2024-06-12

Why Agents Fall Short

Why doesn’t your agent work as well as a SWE-agent, even when you use the same LLM? And why is it not as simple to implement?

If you’ve tried building agents with AI, you might have noticed that while a general-purpose agent on the internet seems accurate and simple, implementing it for a more specific use case often results in complications. The agent’s autonomy can be compromised, leading to subpar performance.

Agent Knowledge

The answer lies in the agents and what they know about each other. The more knowledge agents have about each other’s capabilities, the better they can delegate tasks. This is especially crucial when the AI needs to backtrack. Delegation might seem trivial if you have a narrow vision, but it’s extremely challenging. If you get delegation right, it’s like solving a big problem by implementing a small piece, similar to how neural networks are easier to understand when broken down into smaller parts, even though the full solution remains a black box.

Recruitment

How can we ensure all agents are fully aware of each other?

First, we need to determine how many agents we need and who will do what. It’s like hiring for a new organization. Decisions are usually based on budget and popular roles (backend engineer, frontend engineer, engineering manager, etc.).

Since budget isn’t limiting us in choosing our agents (though it can), we can select a few depending on our task. For example, to build an agent-based internal tool, we might have a frontend engineer agent, a backend engineer agent, a component library document retriever agent, etc.

This approach can work well, but there are cases where it causes problems. Even to get a happy path working, you need to glue things together, hard-code a few elements, and you lose the ability to interact with the LLM in natural language. It feels like programming in the pre-LLM era.

Know It All

If we introduce agents to each other, we can choose to share some information about an agent with the other agents. If we share too little, other agents may not know what to ask for or how to ask for it. The ultimate goal should be to share all the information, but this is often not possible due to context length and the needle-in-the-haystack problem.

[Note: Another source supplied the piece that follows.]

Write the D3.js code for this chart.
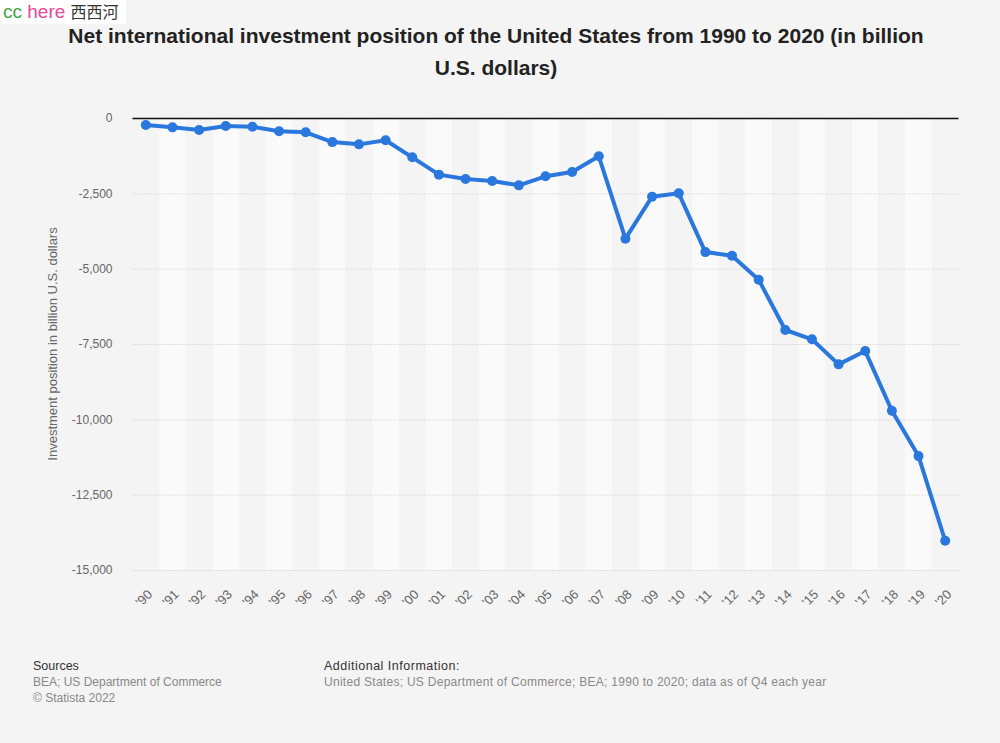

This works exactly like human teams. If you’re an intern and your manager asks you to open a ticket with another team, that team might say they don’t handle that issue, use a different platform, or aren’t the right team. It would be much easier if you knew what each team does and how they do it. Knowing the “how” helps a lot, as it enables you to use them in all possible ways.

Humans are good at resolving such issues; LLMs are not. LLMs work with the information they have and often don’t know if they require additional information. They pattern match but don’t fill the gaps.

Fill in the Gaps

This is why you need to hard-code certain elements, like looking for a specific pattern in the output, so it can be manually delegated to another agent. You fill in the gaps for the LLMs.

Mono-Agent

You might ask, what is the ultimate solution to this? The ultimate solution is to have just one agent—a mono-agent. This means having a single superhuman employee that knows everything and does everything. There’s no need to share information about other agents because there’s only one, and it knows its own capabilities.

You’ve already seen mono-agentic approaches; the SWE-agent is one such approach. It relies purely on one LLM for all its knowledge, which is why it navigates tasks so well. Add extra knowledge that it needs to know apart from what GPT already knows (for example, using a custom component library), and you’ll have to manually hard-code the agents to fill in the gaps.

This is why anything that requires outside knowledge will require a lot of effort to build and will lose the agent’s autonomy. General-purpose agent solutions work well with general-purpose LLMs. You need a fine-tuned LLM with all your knowledge to make it work well for problems that require outside knowledge, so the agents don’t lose their ability to delegate.